DIY 55-Gallon Barrel Tumbler
You can tailor it to meet your own specific needs, and even fit your tumbler with a faucet to drain off excess fluid (which can be used to make liquid plant feed (compost tea).
Here are some other cool, low-cost DIY tumbler ideas.
What Can I Use as a Compost Container/ DIY Compost Bin?
There is a huge range of things that you can use as a compost container or DIY compost bin.
A 55-gallon barrel or metal drum can also be customized to make a compost container. You can also use large trash bins, or recycle a wide range of other reclaimed materials.
Even a small 5-gallon bucket or other reclaimed food containers can get you started with small-scale composting.

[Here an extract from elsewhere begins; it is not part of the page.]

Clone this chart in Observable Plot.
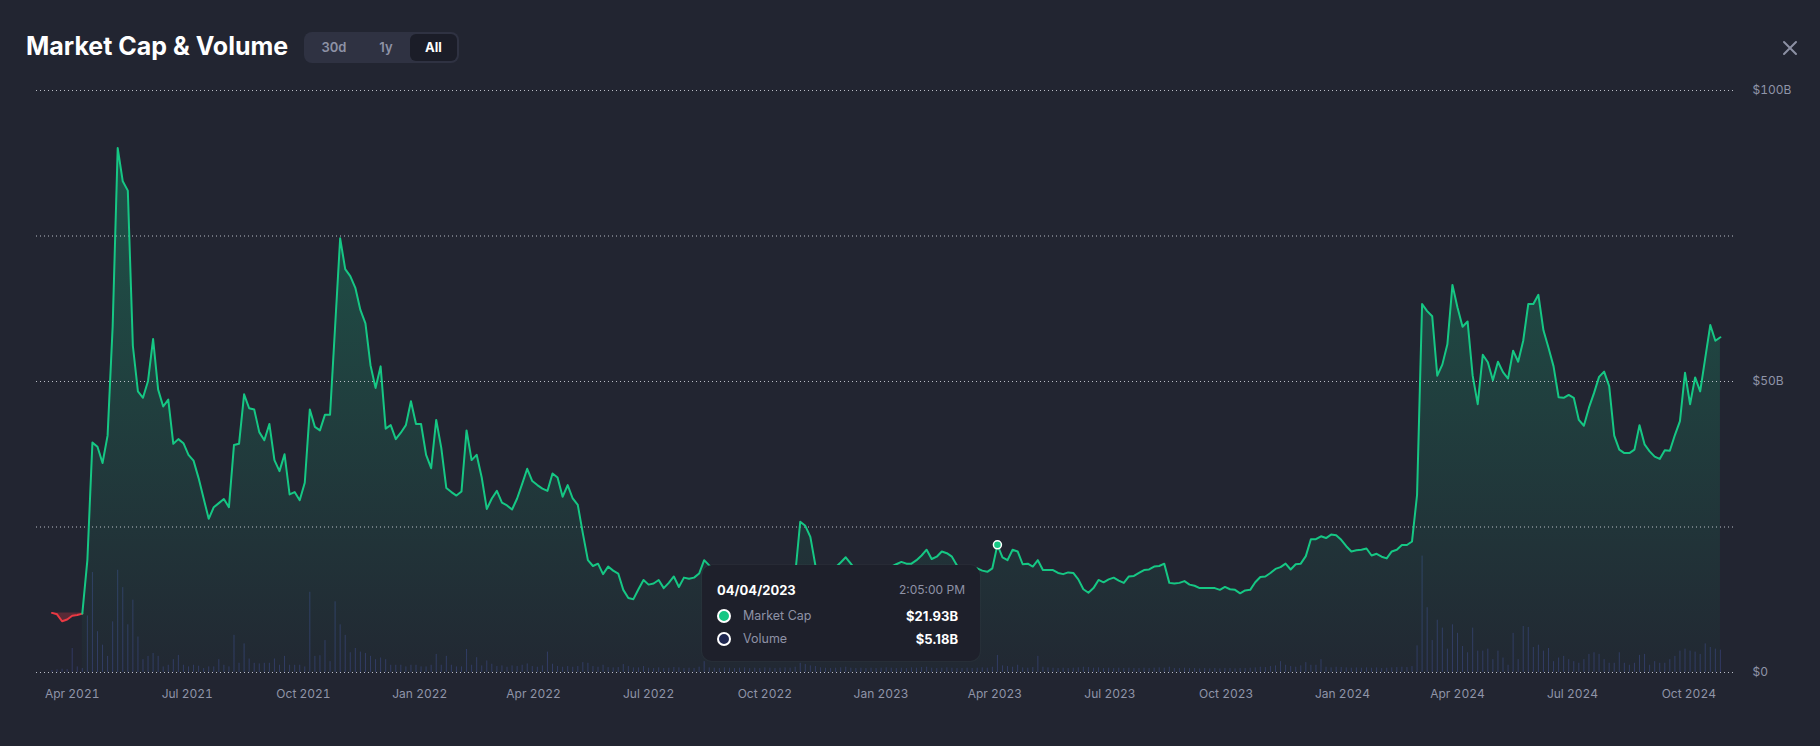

And if you are composting outdoors, and just want to keep things a little contained, a cardboard box could be a great short-term compost containment solution. Just be careful, because eventually, cardboard does compost.

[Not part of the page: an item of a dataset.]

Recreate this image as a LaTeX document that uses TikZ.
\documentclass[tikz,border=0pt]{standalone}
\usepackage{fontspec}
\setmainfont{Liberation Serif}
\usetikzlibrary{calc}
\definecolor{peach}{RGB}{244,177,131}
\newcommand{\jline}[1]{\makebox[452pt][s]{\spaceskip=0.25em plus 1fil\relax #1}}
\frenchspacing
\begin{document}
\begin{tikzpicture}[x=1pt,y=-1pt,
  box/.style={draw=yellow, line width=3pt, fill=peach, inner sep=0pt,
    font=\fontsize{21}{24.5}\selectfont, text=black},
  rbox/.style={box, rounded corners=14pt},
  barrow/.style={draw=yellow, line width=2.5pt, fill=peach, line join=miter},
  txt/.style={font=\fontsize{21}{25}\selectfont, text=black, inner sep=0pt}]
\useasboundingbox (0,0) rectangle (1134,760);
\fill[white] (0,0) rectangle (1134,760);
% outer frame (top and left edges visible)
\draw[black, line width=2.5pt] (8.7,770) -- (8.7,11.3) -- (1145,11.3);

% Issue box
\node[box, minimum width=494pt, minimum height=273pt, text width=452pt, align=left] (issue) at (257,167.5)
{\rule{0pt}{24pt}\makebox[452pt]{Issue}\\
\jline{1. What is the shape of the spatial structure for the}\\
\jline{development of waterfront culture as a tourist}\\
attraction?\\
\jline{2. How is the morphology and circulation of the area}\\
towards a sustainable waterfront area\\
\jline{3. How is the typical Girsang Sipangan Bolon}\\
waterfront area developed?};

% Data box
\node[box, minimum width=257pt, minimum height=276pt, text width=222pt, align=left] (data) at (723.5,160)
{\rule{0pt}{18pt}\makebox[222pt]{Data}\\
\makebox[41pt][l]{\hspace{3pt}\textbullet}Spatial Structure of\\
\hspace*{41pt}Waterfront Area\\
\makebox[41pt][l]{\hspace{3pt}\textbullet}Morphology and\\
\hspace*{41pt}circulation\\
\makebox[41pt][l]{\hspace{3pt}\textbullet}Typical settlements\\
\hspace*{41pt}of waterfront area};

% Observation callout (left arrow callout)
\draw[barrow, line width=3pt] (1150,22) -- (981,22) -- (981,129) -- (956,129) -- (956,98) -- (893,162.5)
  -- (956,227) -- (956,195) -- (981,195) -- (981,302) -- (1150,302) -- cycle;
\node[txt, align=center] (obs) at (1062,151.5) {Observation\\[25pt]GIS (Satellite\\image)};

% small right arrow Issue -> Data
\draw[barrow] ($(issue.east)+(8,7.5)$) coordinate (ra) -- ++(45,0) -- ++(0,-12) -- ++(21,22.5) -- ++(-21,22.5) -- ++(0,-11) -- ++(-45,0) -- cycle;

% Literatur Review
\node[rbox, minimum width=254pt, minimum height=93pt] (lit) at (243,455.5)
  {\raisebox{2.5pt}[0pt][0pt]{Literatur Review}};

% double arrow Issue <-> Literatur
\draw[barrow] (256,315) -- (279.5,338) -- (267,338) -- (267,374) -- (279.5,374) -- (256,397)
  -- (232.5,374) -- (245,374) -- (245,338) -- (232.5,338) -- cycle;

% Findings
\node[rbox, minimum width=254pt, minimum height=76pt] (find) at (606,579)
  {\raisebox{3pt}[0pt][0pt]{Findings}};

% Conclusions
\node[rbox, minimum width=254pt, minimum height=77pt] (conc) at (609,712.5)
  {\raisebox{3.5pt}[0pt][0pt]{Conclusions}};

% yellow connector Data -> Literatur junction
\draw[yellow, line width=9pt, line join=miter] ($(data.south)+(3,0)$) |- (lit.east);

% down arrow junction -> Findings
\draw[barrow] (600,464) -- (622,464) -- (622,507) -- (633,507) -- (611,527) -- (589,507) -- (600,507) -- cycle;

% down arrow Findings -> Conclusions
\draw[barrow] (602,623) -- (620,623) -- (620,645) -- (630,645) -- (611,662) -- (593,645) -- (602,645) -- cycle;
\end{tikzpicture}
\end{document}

Should a Compost Bin Be in the Sun or Shade?
A compost bin should be located in a position that allows the right temperatures to be maintained. Whether it should be in full sun or some shade will depend on where you live, and the climate and conditions to be found there.
A sunnier spot is generally best in cooler climes. But if you live somewhere warm, a partially shaded spot is generally best to avoid overheating and excessive moisture loss in summer.
The compost should be covered when there is a lot of rain, and when it is very dry, to keep the moisture levels right within the compost.
When positioning your compost pile, new growing areas, or compost bin, remember to think about the environmental conditions, but also about convenience.
Make sure the composting area is close to the sources of organic material, and not too far from where the finished compost will be used.
So, as you can see from the above, there are advantages to both compost piles and compost bins.
We recommend that you consider both options, and remember that you do not necessarily have to have one or the other – it may be beneficial to have both.